You have a few years to go before going to college but there are a few items you can work on to be college-ready. Review this high school freshmen college checklist to track your progress.
- Talk to your school counselor about your college aspirations. Your counselor can talk to you about the courses you are currently taking in high school and the courses you could consider taking your sophomore through senior year to set you up for success. If you can take honors or AP courses, consider taking those. If you have a career or major in mind, talk to your guidance counselor about the career so you can be sure to take electives and courses that will help you out in that field and prepare you for the courses you will take in college.
- Sit down with your parents or guardian and gain an estimate of your financial aid using FAFSA4caster.ed.gov.

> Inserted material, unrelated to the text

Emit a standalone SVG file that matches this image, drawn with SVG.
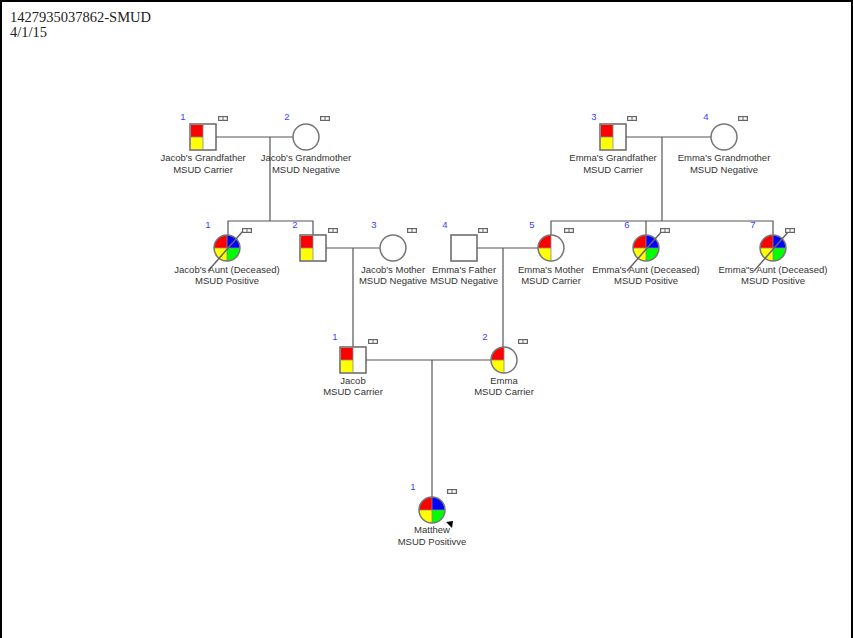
<svg xmlns="http://www.w3.org/2000/svg" xmlns:xlink="http://www.w3.org/1999/xlink" width="853" height="638" viewBox="0 0 853 638">
<style>
.lbl{font-family:"Liberation Sans",Arial,sans-serif;font-size:9.5px;fill:#333;text-anchor:middle}
.num{font-family:"Liberation Sans",Arial,sans-serif;font-size:9.5px;fill:#3c3cff;text-anchor:middle}
.ttl{font-family:"Liberation Serif","Times New Roman",serif;font-size:14.5px;fill:#222}
.con{fill:none;stroke:#555;stroke-width:1.2}
.sq{fill:#fff;stroke:#666;stroke-width:1.5}
.ci{fill:none;stroke:#777;stroke-width:1.5}
.div{stroke:#888;stroke-width:0.8}
.slash{stroke:#666;stroke-width:1.5}
</style>
<defs>
<path id="qtl" d="M0,0 L-13,0 A13,13 0 0 1 0,-13 Z"/>
<path id="qtr" d="M0,0 L0,-13 A13,13 0 0 1 13,0 Z"/>
<path id="qbr" d="M0,0 L13,0 A13,13 0 0 1 0,13 Z"/>
<path id="qbl" d="M0,0 L0,13 A13,13 0 0 1 -13,0 Z"/>
<g id="ic"><rect x="0" y="0" width="10" height="5" fill="#666"/><rect x="1.2" y="1.2" width="3.3" height="2.6" fill="#fff"/><rect x="5.5" y="1.2" width="3.3" height="2.6" fill="#fff"/></g>
<g id="carSq"><rect x="0" y="0" width="26" height="26" class="sq"/><rect x="1" y="1" width="12" height="12" fill="#f00"/><rect x="1" y="13" width="12" height="12" fill="#ff0"/><line x1="13" y1="0" x2="13" y2="26" class="div"/><line x1="0" y1="13" x2="13" y2="13" class="div"/></g>
<g id="carCi"><circle r="13" fill="#fff"/><use xlink:href="#qtl" fill="#f00"/><use xlink:href="#qbl" fill="#ff0"/><line x1="-13" y1="0" x2="0" y2="0" class="div"/><line x1="0" y1="-13" x2="0" y2="13" class="div"/><circle r="13" class="ci"/></g>
<g id="posCi"><use xlink:href="#qtl" fill="#f00"/><use xlink:href="#qtr" fill="#00f"/><use xlink:href="#qbr" fill="#0f0"/><use xlink:href="#qbl" fill="#ff0"/><line x1="-13" y1="0" x2="13" y2="0" class="div"/><line x1="0" y1="-13" x2="0" y2="13" class="div"/><circle r="13" class="ci"/></g>
</defs>
<rect x="0" y="0" width="853" height="638" fill="#fff"/>
<path d="M1,638 V1 H852 V638" fill="none" stroke="#000" stroke-width="2"/>
<text class="ttl" x="10" y="22">1427935037862-SMUD</text>
<text class="ttl" x="10" y="37">4/1/15</text>

<g id="connectors">
<path class="con" d="M216,137 H293"/>
<path class="con" d="M270,137 V221"/>
<path class="con" d="M228,235 V221 H313 V235"/>
<path class="con" d="M626,137 H711"/>
<path class="con" d="M662,137 V221"/>
<path class="con" d="M551,235 V221 H773 V235"/>
<path class="con" d="M646,221 V235"/>
<path class="con" d="M326,248 H380"/>
<path class="con" d="M353,248 V347"/>
<path class="con" d="M477,248 H538"/>
<path class="con" d="M503,248 V347"/>
<path class="con" d="M366,360 H491"/>
<path class="con" d="M432,360 V497"/>
</g>

<g id="n-jgf">
<use xlink:href="#carSq" x="190" y="124"/>
<use xlink:href="#ic" x="218" y="116"/>
<text class="num" x="183" y="120">1</text>
<text class="lbl" x="203" y="161">Jacob's Grandfather</text>
<text class="lbl" x="203" y="173">MSUD Carrier</text>
</g>
<g id="n-jgm">
<circle cx="306" cy="137" r="13" fill="#fff" class="ci"/>
<use xlink:href="#ic" x="320" y="116"/>
<text class="num" x="287" y="120">2</text>
<text class="lbl" x="306" y="161">Jacob's Grandmother</text>
<text class="lbl" x="306" y="173">MSUD Negative</text>
</g>
<g id="n-egf">
<use xlink:href="#carSq" x="600" y="124"/>
<use xlink:href="#ic" x="627" y="116"/>
<text class="num" x="594" y="120">3</text>
<text class="lbl" x="613" y="161">Emma's Grandfather</text>
<text class="lbl" x="613" y="173">MSUD Carrier</text>
</g>
<g id="n-egm">
<circle cx="724" cy="137" r="13" fill="#fff" class="ci"/>
<use xlink:href="#ic" x="738" y="116"/>
<text class="num" x="706" y="120">4</text>
<text class="lbl" x="724" y="161">Emma's Grandmother</text>
<text class="lbl" x="724" y="173">MSUD Negative</text>
</g>

<g id="n-jaunt">
<g transform="translate(227,248)"><use xlink:href="#posCi"/><line x1="-19" y1="23" x2="16" y2="-17" class="slash"/></g>
<use xlink:href="#ic" x="242" y="228"/>
<text class="num" x="208" y="228">1</text>
<text class="lbl" x="227" y="273">Jacob's Aunt (Deceased)</text>
<text class="lbl" x="227" y="284">MSUD Positive</text>
</g>
<g id="n-jfather">
<use xlink:href="#carSq" x="300" y="235"/>
<use xlink:href="#ic" x="328" y="228"/>
<text class="num" x="295" y="228">2</text>
</g>
<g id="n-jmother">
<circle cx="393" cy="248" r="13" fill="#fff" class="ci"/>
<use xlink:href="#ic" x="407" y="228"/>
<text class="num" x="374" y="228">3</text>
<text class="lbl" x="393" y="273">Jacob's Mother</text>
<text class="lbl" x="393" y="284">MSUD Negative</text>
</g>
<g id="n-efather">
<rect x="451" y="235" width="26" height="26" class="sq"/>
<use xlink:href="#ic" x="478" y="228"/>
<text class="num" x="445" y="228">4</text>
<text class="lbl" x="464" y="273">Emma's Father</text>
<text class="lbl" x="464" y="284">MSUD Negative</text>
</g>
<g id="n-emother">
<use xlink:href="#carCi" transform="translate(551,248)"/>
<use xlink:href="#ic" x="564" y="228"/>
<text class="num" x="532" y="228">5</text>
<text class="lbl" x="551" y="273">Emma's Mother</text>
<text class="lbl" x="551" y="284">MSUD Carrier</text>
</g>
<g id="n-eaunt6">
<g transform="translate(646,248)"><use xlink:href="#posCi"/><line x1="-19" y1="23" x2="16" y2="-17" class="slash"/></g>
<use xlink:href="#ic" x="660" y="228"/>
<text class="num" x="627" y="228">6</text>
<text class="lbl" x="646" y="273">Emma's Aunt (Deceased)</text>
<text class="lbl" x="646" y="284">MSUD Positive</text>
</g>
<g id="n-eaunt7">
<g transform="translate(773,248)"><use xlink:href="#posCi"/><line x1="-19" y1="23" x2="16" y2="-17" class="slash"/></g>
<use xlink:href="#ic" x="785" y="228"/>
<text class="num" x="753" y="228">7</text>
<text class="lbl" x="773" y="273">Emma"s Aunt (Deceased)</text>
<text class="lbl" x="773" y="284">MSUD Positive</text>
</g>

<g id="n-jacob">
<use xlink:href="#carSq" x="340" y="347"/>
<use xlink:href="#ic" x="368" y="339"/>
<text class="num" x="335" y="340">1</text>
<text class="lbl" x="353" y="384">Jacob</text>
<text class="lbl" x="353" y="395">MSUD Carrier</text>
</g>
<g id="n-emma">
<use xlink:href="#carCi" transform="translate(504,360)"/>
<use xlink:href="#ic" x="518" y="339"/>
<text class="num" x="485" y="340">2</text>
<text class="lbl" x="504" y="384">Emma</text>
<text class="lbl" x="504" y="395">MSUD Carrier</text>
</g>

<g id="n-matthew">
<use xlink:href="#posCi" transform="translate(432,510)"/>
<use xlink:href="#ic" x="447" y="489"/>
<text class="num" x="413" y="490">1</text>
<text class="lbl" x="432" y="533">Matthew</text>
<text class="lbl" x="432" y="545">MSUD Positivve</text>
<polygon points="446,522 453,521 452,528" fill="#000"/>
</g>
</svg>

Bear in mind, the government has many grants, loans, and tax credit programs to help those with financial need go to college.
- Enroll in extracurricular activities in high school. This will assist your college applications in the future. Also, over the summer consider volunteering for a good cause. Volunteering gives you experience and a sense of accomplishment when helping others. It also demonstrates to a college that they will be gaining a student who helps the community and goes over and beyond.
- Attend college fairs in your area. Even though you are a Freshman, you can still go. If you have a local community college, check to see if they host a college fair. These fairs are fun, you can ask questions, and you can usually walk away with a lot of swag from colleges. Enjoy!
- Learn about careers and their occupational outlook. Research what career you may be interested in — this will help you when selecting a major and a college. Use the U.S. Department of Labor’s Occupational Handbook for your research.
- Start looking at colleges and universities now. The Bill & Melinda Gates Foundation created a useful resource to quickly lookup facts about any college on the College Completion website.
- Continue doing your best in school! Your grades affect your overall GPA, and colleges look at that.